*Written request:*
Return the lines that follow, exactly as they appear, from the first through the one containing "from matplotlib.patches import Rectangle"; no pictures are to be included.

*Dataset extract:*
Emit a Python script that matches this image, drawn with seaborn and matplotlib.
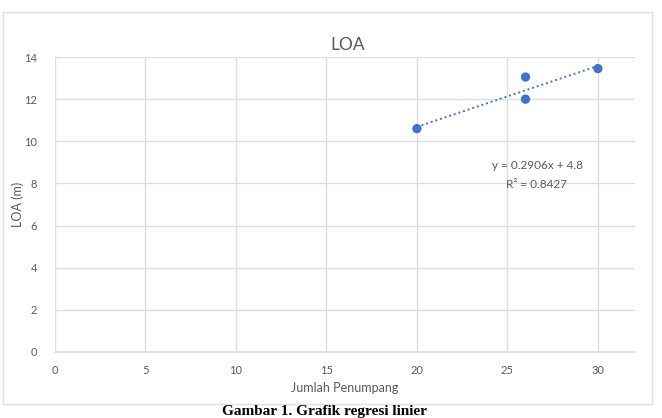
import matplotlib
matplotlib.use("Agg")
import matplotlib.pyplot as plt
import seaborn as sns
import pandas as pd
from matplotlib.patches import Rectangle

# Data
jumlah_penumpang = [20, 26, 26, 30]
loa_m = [10.6, 12.0, 13.05, 13.45]
x_ticks = [0, 5, 10, 15, 20, 25, 30]
y_ticks = [0, 2, 4, 6, 8, 10, 12, 14]
equation_text = "y = 0.2906x + 4.8"
r2_text = "R² = 0.8427"
title = "LOA"
x_label = "Jumlah Penumpang"
y_label = "LOA (m)"
caption = "Gambar 1. Grafik regresi linier"

df = pd.DataFrame({"x": jumlah_penumpang, "y": loa_m})

sns.set_theme(style="white")
plt.rcParams["font.family"] = ["Lato", "DejaVu Sans"]

blue = "#4472C4"
gray_txt = "#595959"
grid_c = "#DEDEDE"

fig = plt.figure(figsize=(6.62, 4.18), dpi=100)
fig.patch.set_facecolor("white")
ax = fig.add_axes([55/662, 1-352/418, 580/662, 295/418])

sns.regplot(data=df, x="x", y="y", ax=ax, ci=None, truncate=True,
            scatter_kws=dict(s=45, color=blue, alpha=1, zorder=3, edgecolor="none"),
            line_kws=dict(color=blue, lw=1.4, ls=(0, (1, 1.5)), zorder=2))

ax.set_xlim(0, 32.05)
ax.set_ylim(0, 14)
ax.set_xticks(x_ticks)
ax.set_yticks(y_ticks)
ax.grid(True, color=grid_c, lw=1)
ax.set_axisbelow(True)
for s in ["top", "right"]:
    ax.spines[s].set_visible(False)
ax.spines["left"].set_visible(False)
ax.spines["bottom"].set_color(grid_c)
ax.tick_params(axis="x", length=0, labelsize=8, colors=gray_txt, pad=9)
ax.tick_params(axis="y", length=0, labelsize=8, colors=gray_txt, pad=13)
ax.set_xlabel(x_label, fontsize=9, color=gray_txt, labelpad=5)
ax.set_ylabel(y_label, fontsize=9, color=gray_txt)
ax.yaxis.set_label_coords((24 - 55) / 580, 0.5)

fig.text(348/662, 1-45/418, title, ha="center", va="center", fontsize=12.5, color=gray_txt)
ax.text((537-55)/580, (352-166)/295, equation_text, transform=ax.transAxes, ha="center",
        va="center", fontsize=8.5, color=gray_txt)
ax.text((537-55)/580, (352-184)/295, r2_text, transform=ax.transAxes, ha="center",
        va="center", fontsize=8.5, color=gray_txt)

# outer chart border
fig.patches.append(Rectangle((3/662, 1-404/418), 649/662, 392/418, transform=fig.transFigure,
                             fill=False, edgecolor="#E0E0E0", lw=1))

fig.text(325/662, 1-415/418, caption, ha="center", va="baseline", fontsize=11,
         fontweight="bold", family=["Liberation Serif", "DejaVu Serif"], color="black")

fig.savefig("out.png", dpi=100, facecolor="white")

*Full answer:*
Emit a Python script that matches this image, drawn with seaborn and matplotlib.
import matplotlib
matplotlib.use("Agg")
import matplotlib.pyplot as plt
import seaborn as sns
import pandas as pd
from matplotlib.patches import Rectangle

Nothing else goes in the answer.